No collusion. Or as Donald would say, NO COLLUSION! The report is in, the argument will still go on, yet as one America-based Australian correspondent has already declared, this “has delivered the US President one of the best days of his presidency”.
Mueller became some kind of mythical white knight for many Trump-haters and nothing short of a cartoon villain for the President’s most ardent supporters.
Plenty more will be said in the weeks ahead about the investigation and findings of Special Counsel Robert Mueller. The speculative and expectant media debate about what the former FBI chief would conclude about allegations of ties between Russia and the Trump campaign in 2016, and who would or wouldn’t be indicted, will doubtless be interpreted a defining episode of Trump’s term in office. Mueller became some kind of mythical white knight for many Trump-haters and nothing short of a cartoon villain for the President’s most ardent supporters. Now many of those assumptions could be sharply reversed.
But this didn’t all begin with claims of collusion. Let’s just rewind for a moment to the earliest days of the Trump presidency, soon after he’d won the election but before he was sworn in.
It was then in January 2017 that US intelligence chiefs briefed the incoming president on their joint assessment about Moscow’s actions during the US presidential election. A declassified version released publicly read:
We assess Russian President Vladimir Putin ordered an influence campaign in 2016 aimed at the US presidential election. Russia’s goals were to undermine public faith in the US democratic process, denigrate Secretary Clinton, and harm her electability and potential presidency. We further assess Putin and the Russian Government developed a clear preference for President-elect Trump.
That statement puts the responsibility squarely on Putin. And further deliberate language was notable in the press statement that accompanied the release of the intelligence report:
The Intelligence Community did not make an assessment of the impact that Russian activities had on the outcome of the 2016 election.
Nor did that declassified report make any explicit reference to involvement by Trump campaign officials.

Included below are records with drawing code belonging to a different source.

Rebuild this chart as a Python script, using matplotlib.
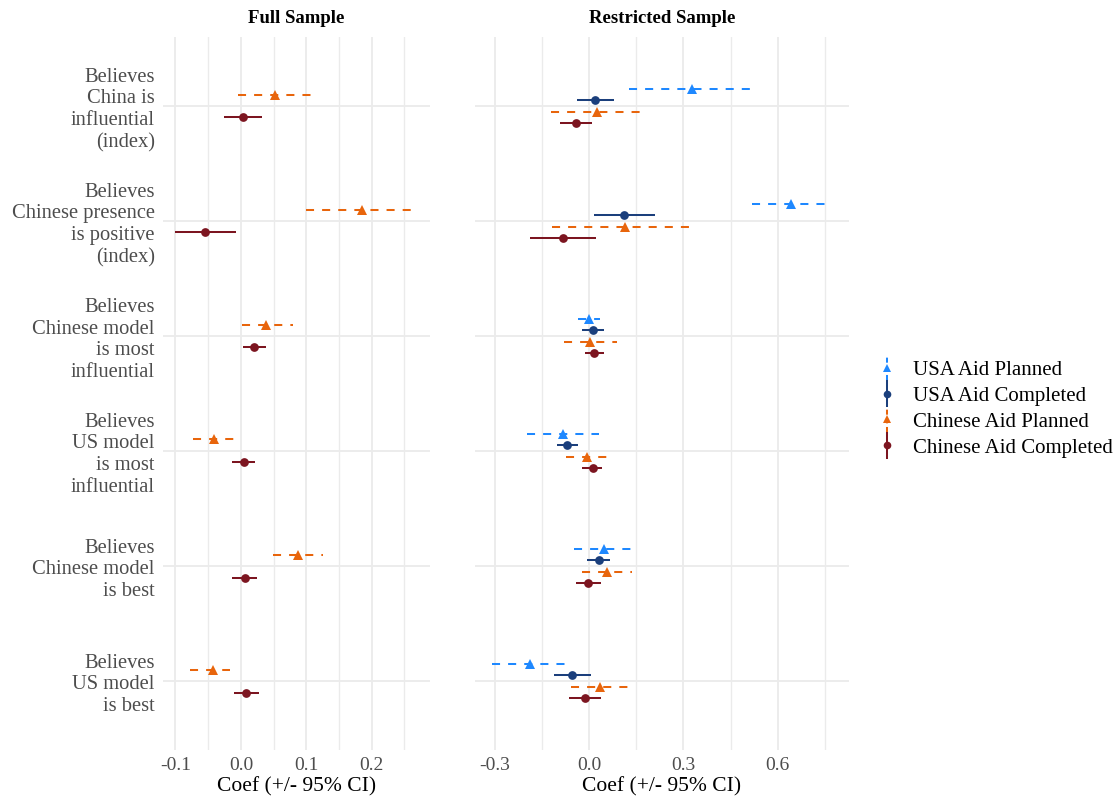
import matplotlib
matplotlib.use("Agg")
import matplotlib.pyplot as plt
from matplotlib.lines import Line2D
from matplotlib.legend_handler import HandlerBase
import numpy as np

plt.rcParams['font.family'] = ['Liberation Serif', 'DejaVu Serif']

categories = [
    "Believes\nChina is\ninfluential\n(index)",
    "Believes\nChinese presence\nis positive\n(index)",
    "Believes\nChinese model\nis most\ninfluential",
    "Believes\nUS model\nis most\ninfluential",
    "Believes\nChinese model\nis best",
    "Believes\nUS model\nis best",
]

# Full sample (only Chinese aid)
full_cn_plan = [0.052, 0.185, 0.039, -0.041, 0.087, -0.042]
full_cn_plan_lo = [-0.004, 0.100, 0.001, -0.073, 0.049, -0.078]
full_cn_plan_hi = [0.109, 0.263, 0.079, -0.011, 0.125, -0.016]
full_cn_comp = [0.003, -0.055, 0.020, 0.005, 0.006, 0.008]
full_cn_comp_lo = [-0.026, -0.101, 0.003, -0.013, -0.013, -0.011]
full_cn_comp_hi = [0.032, -0.008, 0.038, 0.022, 0.024, 0.027]

# Restricted sample
res_us_plan = [0.328, 0.643, 0.000, -0.083, 0.048, -0.189]
res_us_plan_lo = [0.128, 0.518, -0.036, -0.198, -0.047, -0.310]
res_us_plan_hi = [0.521, 0.754, 0.036, 0.031, 0.138, -0.073]
res_us_comp = [0.020, 0.112, 0.012, -0.069, 0.030, -0.053]
res_us_comp_lo = [-0.037, 0.016, -0.021, -0.101, -0.006, -0.111]
res_us_comp_hi = [0.080, 0.210, 0.046, -0.036, 0.066, 0.005]
res_cn_plan = [0.024, 0.115, 0.003, -0.006, 0.056, 0.035]
res_cn_plan_lo = [-0.122, -0.119, -0.080, -0.074, -0.023, -0.058]
res_cn_plan_hi = [0.165, 0.325, 0.089, 0.056, 0.137, 0.125]
res_cn_comp = [-0.042, -0.083, 0.016, 0.011, -0.003, -0.014]
res_cn_comp_lo = [-0.094, -0.187, -0.014, -0.021, -0.041, -0.065]
res_cn_comp_hi = [0.010, 0.021, 0.046, 0.042, 0.037, 0.037]

series_names = ["USA Aid Planned", "USA Aid Completed", "Chinese Aid Planned", "Chinese Aid Completed"]
colors = {"USA Aid Planned": "#1E88FF", "USA Aid Completed": "#1B3F7C",
          "Chinese Aid Planned": "#E8650C", "Chinese Aid Completed": "#7C1520"}
styles = {"USA Aid Planned": ("--", "^"), "USA Aid Completed": ("-", "o"),
          "Chinese Aid Planned": ("--", "^"), "Chinese Aid Completed": ("-", "o")}
msizes = {"^": 7.2, "o": 6.3}

W, H = 1118, 802
fig = plt.figure(figsize=(W / 100, H / 100), dpi=100)
fig.patch.set_facecolor("white")

ax_top, ax_bot = 37, 750
axL = fig.add_axes([163 / W, 1 - ax_bot / H, (430 - 163) / W, (ax_bot - ax_top) / H])
axR = fig.add_axes([475 / W, 1 - ax_bot / H, (849 - 475) / W, (ax_bot - ax_top) / H])

n = len(categories)
ypos = np.arange(n, 0, -1).astype(float)  # top category highest

LW = 1.45
grid_c = "#EBEBEB"


def draw(ax, name, est, lo, hi, offset):
    ls, mk = styles[name]
    c = colors[name]
    y = ypos + offset
    for yi, l, h in zip(y, lo, hi):
        ln, = ax.plot([l, h], [yi, yi], color=c, lw=LW, ls=ls, solid_capstyle='butt',
                      dash_capstyle='butt', zorder=3)
        if ls == "--":
            ln.set_dashes((4, 4))
    ax.plot(est, y, ls="none", marker=mk, color=c, ms=msizes[mk], zorder=4,
            markeredgewidth=0)


draw(axL, "Chinese Aid Planned", full_cn_plan, full_cn_plan_lo, full_cn_plan_hi, 0.1)
draw(axL, "Chinese Aid Completed", full_cn_comp, full_cn_comp_lo, full_cn_comp_hi, -0.1)

draw(axR, "USA Aid Planned", res_us_plan, res_us_plan_lo, res_us_plan_hi, 0.15)
draw(axR, "USA Aid Completed", res_us_comp, res_us_comp_lo, res_us_comp_hi, 0.05)
draw(axR, "Chinese Aid Planned", res_cn_plan, res_cn_plan_lo, res_cn_plan_hi, -0.05)
draw(axR, "Chinese Aid Completed", res_cn_comp, res_cn_comp_lo, res_cn_comp_hi, -0.15)

axL.set_xlim(-0.119, 0.289)
axR.set_xlim(-0.363, 0.827)
axL.set_xticks([-0.1, 0.0, 0.1, 0.2])
axL.set_xticklabels(["-0.1", "0.0", "0.1", "0.2"])
axL.set_xticks([-0.05, 0.05, 0.15, 0.25], minor=True)
axR.set_xticks([-0.3, 0.0, 0.3, 0.6])
axR.set_xticklabels(["-0.3", "0.0", "0.3", "0.6"])
axR.set_xticks([-0.15, 0.15, 0.45, 0.75], minor=True)

for ax, title in [(axL, "Full Sample"), (axR, "Restricted Sample")]:
    ax.set_ylim(0.4, n + 0.6)
    ax.set_yticks(ypos)
    for s in ax.spines.values():
        s.set_visible(False)
    ax.grid(True, which="major", axis="both", color=grid_c, lw=1.3, zorder=0)
    ax.grid(True, which="minor", axis="x", color=grid_c, lw=1.0, zorder=0)
    ax.set_axisbelow(True)
    ax.tick_params(axis="both", which="both", length=0)
    ax.tick_params(axis="x", labelsize=14, pad=5, labelcolor="#4D4D4D")
    ax.set_xlabel("Coef (+/- 95% CI)", fontsize=15.5, labelpad=2)
    ax.set_title(title, fontsize=13.5, fontweight="bold", pad=10)

axL.set_yticklabels(categories, fontsize=14.8, color="#4D4D4D", linespacing=1.2,
                    ha="right", multialignment="right")
axL.tick_params(axis="y", pad=6)
axR.set_yticklabels([])


class VKeyHandler(HandlerBase):
    def create_artists(self, legend, orig_handle, xdescent, ydescent, width, height,
                       fontsize, trans):
        c, ls, mk = orig_handle
        x = width / 2 - xdescent
        yc = height / 2 - ydescent
        ln = Line2D([x, x], [yc - 9, yc + 9], color=c, lw=LW, ls=ls, transform=trans)
        if ls == "--":
            ln.set_dashes((2.5, 1.8))
        m = Line2D([x], [yc], ls="none", marker=mk, color=c, ms=msizes[mk] - 0.8,
                   markeredgewidth=0, transform=trans)
        return [ln, m]


handles = [(colors[s], styles[s][0], styles[s][1]) for s in series_names]
fig.legend(handles, series_names, handler_map={tuple: VKeyHandler()},
           loc="center left", bbox_to_anchor=(868 / W, 1 - 409 / H), frameon=False,
           fontsize=15, handlelength=1.0, handletextpad=0.75, labelspacing=0.3,
           borderaxespad=0)

fig.savefig("out.png", dpi=100, facecolor="white")
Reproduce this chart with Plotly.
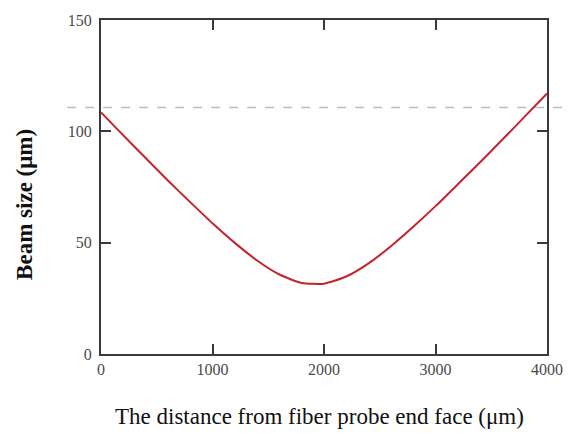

So at some point in the months that followed there was a distinct shift in subject – from being a debate about claims of Russian interference to one of alleged collusion with the Trump campaign. And for that, the dossier produced by former MI6 agent Christopher Steele became a key focus.
True, the Steele claims were also known at the time of the release of the declassified intelligence assessment but said not to be crucial to the findings of Russian interference. But the shift in the political debate in the early months of 2017 was notable, fuelled by Trump’s repeated “no collusion” claims, even though at the outset the allegation was one of Russian interference. This was then fed by media stories claiming this, that, and the other about the apparent collusion as the subsequent investigation unfolded.
Not that questions don’t remain. As the US Attorney General described it, the Mueller report “did not draw a conclusion – one way or the other” about whether Trump’s conduct amounted to obstruction of justice, although again, that’s not directly a question of alleged collusion. Likewise, political opponents and analysts loudly anticipating Mueller’s findings would spell the end for the Trump presidency must examine why.
Reflecting on all the noisy reporting about the release of the summary of the Mueller report, and probably for no better reason than the similarity of the name, I couldn’t help thinking about a well-established concept from cognitive psychology. What is known as the “Müller-Lyer illusion”, named for its 19th-century creator Franz Carl Müller-Lyer, presents two straight lines side-by-side, each tipped with arrows in different directions.
The question is which horizontal line is longer?
If on a quick glance you guessed the bottom one, you’re not alone. As humans, we process more complex versions of shapes such as these every day, for example flipping it vertically to look at the corner of a room where the wall meets the ceiling, the floor or a door. This unconscious process allows us to make instant judgements about distance. We make what are generally safe assumptions rather than devoting brain power to what would be a laborious task of finding our way around in the world. But such assumptions can be upended, the mind can be tricked. In fact, without the arrows, the lines in the diagram above are identical.
All of which is a long way of making an observation on the “same, same, but different” character of the debate about the Mueller report. For all the heat, allegation, claim and counter-claim surrounding the investigation, the argument is really about looking at the same issues from wildly different perspectives. The facts only occasionally come into focus. And it seems in politics, none of that is going to soon change.